__Entries supplied__
_ _ _ _

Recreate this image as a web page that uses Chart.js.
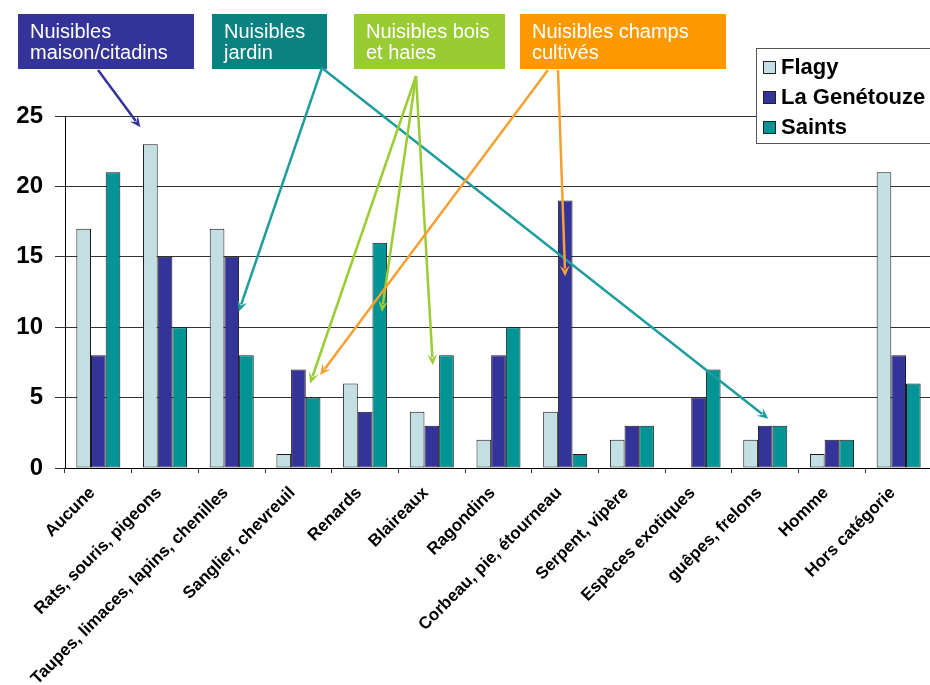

_ _ _ _

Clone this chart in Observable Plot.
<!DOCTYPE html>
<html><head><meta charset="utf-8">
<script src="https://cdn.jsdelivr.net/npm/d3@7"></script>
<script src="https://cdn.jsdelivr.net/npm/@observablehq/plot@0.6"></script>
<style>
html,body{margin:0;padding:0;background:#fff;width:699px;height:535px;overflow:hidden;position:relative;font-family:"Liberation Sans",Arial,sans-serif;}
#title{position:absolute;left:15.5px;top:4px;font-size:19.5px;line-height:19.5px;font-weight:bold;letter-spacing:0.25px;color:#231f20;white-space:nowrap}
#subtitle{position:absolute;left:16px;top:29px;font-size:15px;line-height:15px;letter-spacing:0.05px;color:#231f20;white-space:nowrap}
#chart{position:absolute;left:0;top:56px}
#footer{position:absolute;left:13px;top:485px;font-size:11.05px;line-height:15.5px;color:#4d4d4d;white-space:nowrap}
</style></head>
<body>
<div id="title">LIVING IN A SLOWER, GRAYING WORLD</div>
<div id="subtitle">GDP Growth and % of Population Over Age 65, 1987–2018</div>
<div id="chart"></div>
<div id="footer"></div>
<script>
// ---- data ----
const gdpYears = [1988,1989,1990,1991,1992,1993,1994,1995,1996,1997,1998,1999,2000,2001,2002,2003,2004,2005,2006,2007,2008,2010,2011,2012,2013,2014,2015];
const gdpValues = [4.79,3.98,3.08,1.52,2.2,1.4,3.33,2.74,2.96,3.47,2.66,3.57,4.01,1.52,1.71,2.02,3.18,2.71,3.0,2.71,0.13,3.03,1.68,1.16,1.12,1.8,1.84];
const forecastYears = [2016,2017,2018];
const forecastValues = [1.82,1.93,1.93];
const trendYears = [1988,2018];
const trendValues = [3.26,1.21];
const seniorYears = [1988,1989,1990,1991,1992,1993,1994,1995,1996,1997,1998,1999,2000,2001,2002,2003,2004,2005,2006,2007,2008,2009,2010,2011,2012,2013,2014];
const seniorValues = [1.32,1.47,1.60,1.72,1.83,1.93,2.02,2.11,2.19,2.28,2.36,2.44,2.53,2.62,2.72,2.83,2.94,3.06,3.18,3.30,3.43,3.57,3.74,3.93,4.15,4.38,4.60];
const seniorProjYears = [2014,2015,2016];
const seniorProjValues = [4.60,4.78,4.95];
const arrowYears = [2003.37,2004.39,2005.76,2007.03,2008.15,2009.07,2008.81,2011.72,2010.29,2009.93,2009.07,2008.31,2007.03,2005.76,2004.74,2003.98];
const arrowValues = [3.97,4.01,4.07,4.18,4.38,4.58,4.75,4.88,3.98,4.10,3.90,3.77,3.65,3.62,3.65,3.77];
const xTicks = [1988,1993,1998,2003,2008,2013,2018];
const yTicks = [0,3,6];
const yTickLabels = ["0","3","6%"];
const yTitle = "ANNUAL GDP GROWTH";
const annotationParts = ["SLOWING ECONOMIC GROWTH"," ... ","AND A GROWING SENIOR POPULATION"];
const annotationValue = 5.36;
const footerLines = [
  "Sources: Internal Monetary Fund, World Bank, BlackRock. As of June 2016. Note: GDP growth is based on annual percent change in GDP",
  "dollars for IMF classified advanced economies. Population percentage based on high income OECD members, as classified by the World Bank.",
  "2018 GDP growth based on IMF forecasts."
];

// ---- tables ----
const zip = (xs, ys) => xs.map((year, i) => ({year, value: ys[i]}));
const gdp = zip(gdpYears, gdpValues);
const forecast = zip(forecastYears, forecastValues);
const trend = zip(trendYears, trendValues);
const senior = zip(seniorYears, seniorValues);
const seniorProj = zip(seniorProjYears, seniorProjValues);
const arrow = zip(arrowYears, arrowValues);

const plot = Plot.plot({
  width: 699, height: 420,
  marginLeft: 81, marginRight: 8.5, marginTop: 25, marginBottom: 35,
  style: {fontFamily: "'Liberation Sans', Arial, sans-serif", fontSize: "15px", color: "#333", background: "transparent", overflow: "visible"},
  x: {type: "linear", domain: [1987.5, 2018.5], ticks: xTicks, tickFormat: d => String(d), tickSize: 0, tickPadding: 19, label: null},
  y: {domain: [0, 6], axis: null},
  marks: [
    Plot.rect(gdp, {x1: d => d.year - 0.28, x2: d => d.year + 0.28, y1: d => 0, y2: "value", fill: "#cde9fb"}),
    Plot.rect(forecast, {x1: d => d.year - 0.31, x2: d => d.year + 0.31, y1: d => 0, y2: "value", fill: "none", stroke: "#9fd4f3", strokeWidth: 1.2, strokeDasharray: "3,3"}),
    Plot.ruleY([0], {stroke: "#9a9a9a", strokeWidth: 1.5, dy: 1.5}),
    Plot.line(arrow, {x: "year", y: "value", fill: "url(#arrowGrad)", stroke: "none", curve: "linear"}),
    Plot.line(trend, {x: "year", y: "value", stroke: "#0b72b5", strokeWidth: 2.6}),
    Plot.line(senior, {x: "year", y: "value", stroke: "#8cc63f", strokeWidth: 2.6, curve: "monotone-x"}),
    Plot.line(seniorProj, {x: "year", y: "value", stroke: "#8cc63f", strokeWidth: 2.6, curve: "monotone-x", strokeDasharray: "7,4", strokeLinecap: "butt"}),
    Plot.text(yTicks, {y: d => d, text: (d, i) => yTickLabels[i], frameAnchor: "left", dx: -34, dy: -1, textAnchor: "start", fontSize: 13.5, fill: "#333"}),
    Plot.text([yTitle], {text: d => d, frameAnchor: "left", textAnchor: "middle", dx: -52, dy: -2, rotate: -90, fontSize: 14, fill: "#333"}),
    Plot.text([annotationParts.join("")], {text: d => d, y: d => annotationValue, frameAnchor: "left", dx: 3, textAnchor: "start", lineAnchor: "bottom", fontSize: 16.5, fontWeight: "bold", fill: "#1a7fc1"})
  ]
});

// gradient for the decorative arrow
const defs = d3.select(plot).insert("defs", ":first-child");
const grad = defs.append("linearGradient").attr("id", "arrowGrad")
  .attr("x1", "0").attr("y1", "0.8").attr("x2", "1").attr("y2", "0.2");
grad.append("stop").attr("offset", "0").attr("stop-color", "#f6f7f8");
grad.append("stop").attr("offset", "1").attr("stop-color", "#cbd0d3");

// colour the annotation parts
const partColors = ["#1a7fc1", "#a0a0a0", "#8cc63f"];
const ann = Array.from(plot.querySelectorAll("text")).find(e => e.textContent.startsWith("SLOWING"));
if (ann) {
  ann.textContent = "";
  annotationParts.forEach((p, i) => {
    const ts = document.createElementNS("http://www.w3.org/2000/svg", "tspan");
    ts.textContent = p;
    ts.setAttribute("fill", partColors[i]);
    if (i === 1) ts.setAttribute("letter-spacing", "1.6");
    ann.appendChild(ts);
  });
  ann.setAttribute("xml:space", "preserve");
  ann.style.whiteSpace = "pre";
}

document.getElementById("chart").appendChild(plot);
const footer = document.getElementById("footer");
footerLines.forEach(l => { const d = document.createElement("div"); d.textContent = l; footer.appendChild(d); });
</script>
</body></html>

_ _ _ _

__Exercise instructions__
Lines that include the word "this" are to be extracted from the data above.

__Response__
Recreate this image as a web page that uses Chart.js.
Clone this chart in Observable Plot.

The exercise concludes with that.